Dating apps like Bumble represent some of the highest-grossing social experiences in app stores worldwide. Bumble’s $1 billion valuation comes as it surpassed $100 million in revenue in 2017. It reached these heights by offering something different to the dating app experience: letting the other party initiate the conversation.
Dating in the modern era is a process that requires patience as you swipe, click, and message your way through a sea of potential significant others. To safeguard your mental health from the first day you create your profile, follow these key guidelines as you navigate dating apps.
It may be tempting to replicate your profile across a dozen dating apps to seemingly increase your chances of success, but think again. Managing connections across multiple platforms can leave your phone vibrating with notifications all day long, making you feel overwhelmed and exhausted before you’ve really dived in.
Choose one or two sites that fit with your end goals, beliefs, or interests, and focus on those.
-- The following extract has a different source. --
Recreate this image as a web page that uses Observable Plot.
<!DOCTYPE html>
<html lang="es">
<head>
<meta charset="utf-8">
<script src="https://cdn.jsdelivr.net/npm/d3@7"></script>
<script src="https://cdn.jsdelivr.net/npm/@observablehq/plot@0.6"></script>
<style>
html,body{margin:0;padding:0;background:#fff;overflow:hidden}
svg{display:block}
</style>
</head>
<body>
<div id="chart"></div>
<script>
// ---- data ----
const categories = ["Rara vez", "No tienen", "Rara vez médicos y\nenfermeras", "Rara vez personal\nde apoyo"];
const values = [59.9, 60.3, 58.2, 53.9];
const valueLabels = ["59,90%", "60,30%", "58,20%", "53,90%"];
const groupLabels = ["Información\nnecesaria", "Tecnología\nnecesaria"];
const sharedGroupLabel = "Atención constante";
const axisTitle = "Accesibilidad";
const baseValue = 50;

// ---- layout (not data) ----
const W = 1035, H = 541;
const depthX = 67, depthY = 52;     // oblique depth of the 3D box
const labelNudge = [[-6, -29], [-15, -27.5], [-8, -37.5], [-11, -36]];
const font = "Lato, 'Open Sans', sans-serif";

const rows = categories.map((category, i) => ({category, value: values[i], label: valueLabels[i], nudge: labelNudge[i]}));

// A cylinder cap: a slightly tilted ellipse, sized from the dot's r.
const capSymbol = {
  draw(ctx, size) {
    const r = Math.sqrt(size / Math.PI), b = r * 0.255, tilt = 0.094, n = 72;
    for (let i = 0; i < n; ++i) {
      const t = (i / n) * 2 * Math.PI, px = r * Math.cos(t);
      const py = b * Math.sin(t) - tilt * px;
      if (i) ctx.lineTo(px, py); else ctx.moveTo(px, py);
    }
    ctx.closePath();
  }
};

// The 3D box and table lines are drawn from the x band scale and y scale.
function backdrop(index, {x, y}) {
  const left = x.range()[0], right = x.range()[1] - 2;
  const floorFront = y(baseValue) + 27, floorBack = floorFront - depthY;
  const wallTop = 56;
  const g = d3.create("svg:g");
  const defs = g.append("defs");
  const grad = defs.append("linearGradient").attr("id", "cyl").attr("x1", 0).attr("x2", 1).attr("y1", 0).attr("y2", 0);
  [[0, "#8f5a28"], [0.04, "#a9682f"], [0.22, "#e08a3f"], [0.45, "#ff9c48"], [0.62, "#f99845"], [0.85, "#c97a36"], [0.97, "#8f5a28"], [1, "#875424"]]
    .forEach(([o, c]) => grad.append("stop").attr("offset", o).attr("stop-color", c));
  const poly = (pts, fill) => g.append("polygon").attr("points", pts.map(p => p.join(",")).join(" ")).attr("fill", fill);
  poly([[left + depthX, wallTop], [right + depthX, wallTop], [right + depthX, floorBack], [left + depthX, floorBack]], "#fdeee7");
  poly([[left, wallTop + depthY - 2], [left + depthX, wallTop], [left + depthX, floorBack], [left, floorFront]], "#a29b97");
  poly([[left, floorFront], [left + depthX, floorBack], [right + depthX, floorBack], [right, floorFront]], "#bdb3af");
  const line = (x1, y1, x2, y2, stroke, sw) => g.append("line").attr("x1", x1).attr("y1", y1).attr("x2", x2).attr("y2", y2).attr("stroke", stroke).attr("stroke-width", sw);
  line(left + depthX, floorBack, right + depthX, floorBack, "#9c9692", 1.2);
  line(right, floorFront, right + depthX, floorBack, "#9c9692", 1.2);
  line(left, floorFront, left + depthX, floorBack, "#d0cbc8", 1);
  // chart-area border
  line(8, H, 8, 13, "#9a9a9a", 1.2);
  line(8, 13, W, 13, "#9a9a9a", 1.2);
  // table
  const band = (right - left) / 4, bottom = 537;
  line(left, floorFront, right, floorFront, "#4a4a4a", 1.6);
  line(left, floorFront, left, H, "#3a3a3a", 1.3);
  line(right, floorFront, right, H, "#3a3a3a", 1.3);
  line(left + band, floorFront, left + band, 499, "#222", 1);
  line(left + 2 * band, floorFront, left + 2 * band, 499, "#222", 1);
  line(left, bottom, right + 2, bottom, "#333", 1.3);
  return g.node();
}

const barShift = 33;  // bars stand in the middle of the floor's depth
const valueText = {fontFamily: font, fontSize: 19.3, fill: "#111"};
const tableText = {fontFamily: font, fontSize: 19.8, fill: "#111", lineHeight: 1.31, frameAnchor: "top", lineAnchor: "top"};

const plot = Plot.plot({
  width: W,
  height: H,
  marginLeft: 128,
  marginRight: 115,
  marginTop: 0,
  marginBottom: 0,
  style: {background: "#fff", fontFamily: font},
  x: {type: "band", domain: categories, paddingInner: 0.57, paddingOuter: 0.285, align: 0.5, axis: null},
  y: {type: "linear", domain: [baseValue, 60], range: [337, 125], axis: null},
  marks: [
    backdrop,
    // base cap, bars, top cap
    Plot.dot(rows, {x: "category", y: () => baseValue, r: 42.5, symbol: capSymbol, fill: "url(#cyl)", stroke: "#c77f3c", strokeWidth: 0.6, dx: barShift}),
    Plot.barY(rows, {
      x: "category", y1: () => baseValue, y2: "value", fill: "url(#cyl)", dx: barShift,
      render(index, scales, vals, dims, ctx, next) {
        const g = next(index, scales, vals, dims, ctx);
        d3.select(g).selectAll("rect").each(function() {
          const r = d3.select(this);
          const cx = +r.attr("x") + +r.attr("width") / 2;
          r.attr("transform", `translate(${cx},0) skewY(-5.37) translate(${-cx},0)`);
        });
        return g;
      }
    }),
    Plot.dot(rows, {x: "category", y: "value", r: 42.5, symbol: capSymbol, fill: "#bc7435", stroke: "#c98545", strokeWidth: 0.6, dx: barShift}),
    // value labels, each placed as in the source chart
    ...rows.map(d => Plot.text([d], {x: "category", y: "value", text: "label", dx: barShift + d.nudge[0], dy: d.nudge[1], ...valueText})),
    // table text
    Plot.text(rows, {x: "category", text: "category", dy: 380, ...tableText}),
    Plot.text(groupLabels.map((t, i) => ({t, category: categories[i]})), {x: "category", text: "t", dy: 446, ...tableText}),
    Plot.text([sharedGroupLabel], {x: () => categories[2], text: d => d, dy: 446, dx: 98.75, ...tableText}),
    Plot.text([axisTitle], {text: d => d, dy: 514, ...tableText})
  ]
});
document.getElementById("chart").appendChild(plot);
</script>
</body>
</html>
You’ll be more apt to find compatible matches before you burn out.
Connecting with hundreds of new people with an array of personalities and backgrounds is thrilling and a major benefit of online dating. It’s important that you enter into this virtual world with a set list of deal breakers to help you navigate through the maze of people.
Seeing an attractive photo may sway you to let up your preference for dating a non-smoker or someone without kids. Write down which characteristics are a must for you, and then stick with them.
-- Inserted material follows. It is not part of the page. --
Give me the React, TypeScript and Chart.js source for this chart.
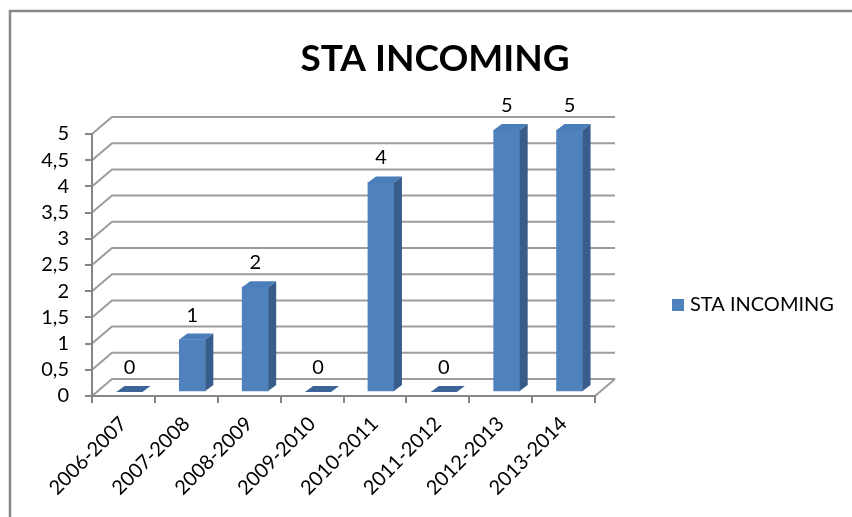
import React, { useEffect, useRef } from 'react';
import { Chart, registerables } from 'chart.js';

Chart.register(...registerables);

const chartTitle = 'STA INCOMING';
const seriesLabel = 'STA INCOMING';
const categories = ['2006-2007', '2007-2008', '2008-2009', '2009-2010', '2010-2011', '2011-2012', '2012-2013', '2013-2014'];
const values = [0, 1, 2, 0, 4, 0, 5, 5];
const yTickLabels = ['0', '0,5', '1', '1,5', '2', '2,5', '3', '3,5', '4', '4,5', '5'];

const FRONT = '#4F81BD';
const SIDE = '#385D8A';
const TOP = '#4A7DBA';
const FLAT = '#3B6598';
const GRID = '#9C9C9C';
const AXIS = '#868686';
const FONT = 'Lato, "Open Sans", sans-serif';

const WALL_DX = 20;
const WALL_DY = -17;
const SHIFT_X = 6;
const SHIFT_Y = -4;
const DEPTH_X = 8;
const DEPTH_Y = -6;

const threeD = {
  id: 'threeD',
  beforeDraw(chart: any) {
    const { ctx, scales } = chart;
    const x = scales.x;
    const y = scales.y;
    ctx.save();
    ctx.strokeStyle = '#878787';
    ctx.lineWidth = 2.5;
    ctx.beginPath();
    ctx.moveTo(10, chart.height + 2);
    ctx.lineTo(10, 11);
    ctx.lineTo(chart.width + 2, 11);
    ctx.stroke();
    ctx.strokeStyle = GRID;
    ctx.lineWidth = 2;
    y.ticks.forEach((t: any) => {
      const py = y.getPixelForValue(t.value);
      ctx.beginPath();
      ctx.moveTo(x.left, py);
      ctx.lineTo(x.left + WALL_DX, py + WALL_DY);
      ctx.lineTo(x.right + WALL_DX, py + WALL_DY);
      ctx.stroke();
    });
    const p0 = y.getPixelForValue(0);
    ctx.beginPath();
    ctx.moveTo(x.right, p0);
    ctx.lineTo(x.right + WALL_DX, p0 + WALL_DY);
    ctx.stroke();
    ctx.restore();
  },
  beforeDatasetsDraw(chart: any) {
    chart.ctx.save();
    chart.ctx.translate(SHIFT_X, SHIFT_Y);
  },
  afterDatasetsDraw(chart: any) {
    const { ctx } = chart;
    const meta = chart.getDatasetMeta(0);
    const data = chart.data.datasets[0].data;
    meta.data.forEach((bar: any, i: number) => {
      const { x, y, base, width } = bar.getProps(['x', 'y', 'base', 'width'], true);
      const x0 = x - width / 2;
      const x1 = x + width / 2;
      if (base - y > 0.5) {
        ctx.fillStyle = SIDE;
        ctx.beginPath();
        ctx.moveTo(x1, y);
        ctx.lineTo(x1 + DEPTH_X, y + DEPTH_Y);
        ctx.lineTo(x1 + DEPTH_X, base + DEPTH_Y);
        ctx.lineTo(x1, base);
        ctx.closePath();
        ctx.fill();
      }
      ctx.fillStyle = data[i] === 0 ? FLAT : TOP;
      ctx.beginPath();
      ctx.moveTo(x0, y);
      ctx.lineTo(x0 + DEPTH_X, y + DEPTH_Y);
      ctx.lineTo(x1 + DEPTH_X, y + DEPTH_Y);
      ctx.lineTo(x1, y);
      ctx.closePath();
      ctx.fill();
      ctx.fillStyle = '#000';
      ctx.font = '20px ' + FONT;
      ctx.textAlign = 'center';
      ctx.textBaseline = 'alphabetic';
      ctx.fillText(String(data[i]), x, y - 18);
    });
    ctx.restore();
  },
  afterDraw(chart: any) {
    const { ctx } = chart;
    ctx.save();
    ctx.fillStyle = '#000';
    ctx.font = 'bold 37px ' + FONT;
    ctx.textAlign = 'center';
    ctx.textBaseline = 'alphabetic';
    ctx.fillText(chartTitle, 435, 71);
    const ds = chart.data.datasets[0];
    ctx.fillStyle = ds.backgroundColor;
    ctx.fillRect(672, 299, 12, 12);
    ctx.fillStyle = '#000';
    ctx.font = '20px ' + FONT;
    ctx.textAlign = 'left';
    ctx.textBaseline = 'middle';
    ctx.fillText(ds.label, 690, 305);
    ctx.restore();
  },
};

export default function App() {
  const ref = useRef<HTMLCanvasElement>(null);
  useEffect(() => {
    if (!ref.current) return;
    const chart = new Chart(ref.current, {
      type: 'bar',
      data: {
        labels: categories,
        datasets: [
          {
            label: seriesLabel,
            data: values,
            backgroundColor: FRONT,
            barThickness: 26,
          },
        ],
      },
      options: {
        responsive: false,
        devicePixelRatio: 1,
        animation: false,
        layout: { padding: { top: 134, left: 0, right: 257, bottom: 0 } },
        plugins: {
          legend: { display: false },
          title: { display: false },
          tooltip: { enabled: false },
        },
        scales: {
          x: {
            type: 'category',
            offset: true,
            grid: { offset: true, drawOnChartArea: false, drawTicks: true, tickLength: 7, color: AXIS, lineWidth: 2 },
            border: { display: true, color: AXIS, width: 2 },
            ticks: {
              minRotation: 45,
              maxRotation: 45,
              autoSkip: false,
              padding: 9,
              color: '#000',
              font: { family: FONT, size: 20 },
            },
            afterFit(scale: any) {
              scale.height = 121;
            },
          },
          y: {
            min: 0,
            max: 5,
            grid: { drawOnChartArea: false, drawTicks: true, tickLength: 7, color: AXIS, lineWidth: 2 },
            border: { display: true, color: AXIS, width: 2 },
            ticks: {
              stepSize: 0.5,
              autoSkip: false,
              padding: 16,
              color: '#000',
              font: { family: FONT, size: 20 },
              callback: (_v: any, i: number) => yTickLabels[i],
            },
            afterFit(scale: any) {
              scale.width = 92;
            },
          },
        },
      },
      plugins: [threeD],
    });
    return () => chart.destroy();
  }, []);
  return <canvas ref={ref} width={852} height={517} style={{ position: 'fixed', left: 0, top: 0 }} />;
}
Clicking through Instagram-worthy profile photos day after day can negatively impact our self-esteem and confidence. Social media, in general, has been linked to higher levels of loneliness, envy, anxiety, depression, narcissism, and reduced social skills. In one survey, 60% of people using social media reported that it impacted their self-esteem, which the behavioral scientist attributed to only seeing the “highlight reel” of people’s lives.
Focus on building up your confidence when using dating apps by repeating positive affirmations, questioning your inner critic, and taking time for self-care.
Building an online dating presence can be a priority while also keeping your real-life hobbies and activities. The likelihood of meeting a first date through a friend, for example, versus online may be less, but it’s your weekly painting session, favorite outdoor concert series, and love for travel that ultimately make you a more attractive match on online dating apps. Honor those passions and interests and hopefully, you’ll find someone to share them with.
Take time to also foster relationships with friends and family who can serve as an invaluable support network (and a great sounding board) for your online dating app adventure.
Like any new experience, be open to where the opportunity may take you, while putting your mental health first. Schedule time to disconnect from technology so you can emerge refreshed and ready to interact with new people with a stronger sense of self. And don’t lose sight of possibilities that still exist outside of technology.
Anything is possible — even love online!